To help provide young drivers with the extra help they need to make them safe drivers, Senator Schumer announced today that he is introducing legislation that would create a grant program through the Department of Transportation to establish continuing education courses at local governments, police departments, colleges and other community groups to establish free drivers education classes targeted at young people who already have their driver’s licenses but could still benefit from instructions on safe operation of a motor vehicle and the potential dangers that driving poses. Classes would not be required but can be used as a resource for parents, teachers and teenagers.

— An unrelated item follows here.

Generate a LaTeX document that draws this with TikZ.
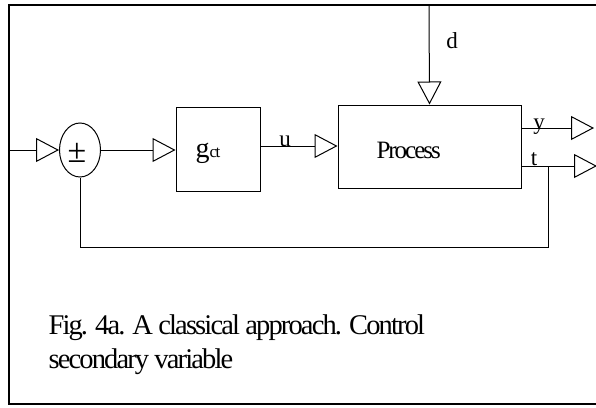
\documentclass[tikz,border=0pt]{standalone}
\usepackage{fontspec}
\setmainfont{Liberation Serif}
\usetikzlibrary{arrows.meta,shapes.geometric}
\begin{document}
\begin{tikzpicture}[x=1pt,y=-1pt,
  line width=1pt,
  tri/.style={-{Triangle[open,length=23pt,width=24pt,line width=1pt]}},
  blk/.style={draw,line width=1pt,inner sep=0pt},
  lbl/.style={font=\fontsize{23}{24}\selectfont,inner sep=0pt},
  captext/.style={anchor=base west,inner sep=0pt,font=\fontsize{28.5}{28.5}\selectfont\addfontfeature{LetterSpace=-6.5}}]
\useasboundingbox (0,0) rectangle (596,407);
% frame
\draw[line width=1.4pt] (596,5) -- (9,5) -- (9,404) -- (596,404);
% blocks
\node[blk,ellipse,minimum width=41pt,minimum height=54pt] (sum) at (80,150) {};
\node[font=\fontsize{34}{34}\selectfont,inner sep=0pt] (pm) at (77,153) {±};
\node[blk,minimum width=84pt,minimum height=84pt] (gct) at (218,149) {};
\node[font=\fontsize{28}{28}\selectfont,inner sep=0pt,anchor=base west] (gtxt) at (195,157) {g\raisebox{-0.02em}{\fontsize{17}{17}\selectfont\addfontfeature{LetterSpace=-8}ct}};
\node[blk,minimum width=183pt,minimum height=83pt] (proc) at (429.5,146.5) {};
\node[font=\fontsize{25}{25}\selectfont\addfontfeature{LetterSpace=-8},inner sep=0pt,anchor=base west] (ptxt) at (376,158) {Process};
% coordinates
\coordinate (in) at (9,150);
\coordinate (dtop) at (429,5);
\coordinate (yout) at (594,128);
\coordinate (tout) at (597,166);
\coordinate (fb) at (548,166);
\coordinate (fbl) at (548,247);
\coordinate (fbr) at (80,247);
% connectors
\draw[tri] (in) -- (sum.west);
\draw[tri] (sum.east) -- (sum.east -| gct.west);
\draw[tri] (gct.east |- 146,146) -- (proc.west |- 146,146);
\draw[tri] (dtop) -- (proc.north);
\draw[tri] (proc.east |- yout) -- (yout);
\draw[tri] (proc.east |- tout) -- (tout);
\draw (fb) -- (fbl) -- (fbr) -- (sum.south);
% labels
\node[lbl,anchor=base] (ul) at (285,146) {u};
\node[lbl,anchor=base] (dl) at (452,48) {d};
\node[lbl,anchor=base] (yl) at (539,129) {y};
\node[lbl,anchor=base] (tl) at (534,165) {t};
% caption
\node[captext] (c1) at (48,334) {Fig. 4a. A classical approach. Control};
\node[captext] (c2) at (48,368) {secondary variable};
\end{tikzpicture}
\end{document}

Schumer’s bill would do the following:
· Instruct the federal Department of Transportation to create a curriculum that focuses on the hazards faced by young drivers in the years after they receive their drivers licenses. Studies have shown that they these are the most dangerous years for a driver, and the time that they could most benefit from continual, consistent instruction. Such curriculum would involve both classroom instruction and a driving component. The DOT would have the discretion to determine the length and the content of the curriculum, based on what they determine is the most effective way to deter accidents among teen drivers.
· Create a grant program through which local organizations could apply for funding to create classes based on the federal curriculum. Eligible organizations would include community groups, local colleges, municipal governments, public safety organizations and high schools. Such classes would not be mandatory, but would provide a much needed resource for parents and teachers who wish to provide their students or children with continual driving instruction. Such classes would be in addition to whatever drivers education classes young drivers take prior to receiving their license.
Schumer added, “The number of teenagers tragically killed in automobile accidents clearly indicates that drivers’ education should not simply end once teens get their licenses. This legislation will provide extended access to protective environments for new drivers to gain experience on the road.”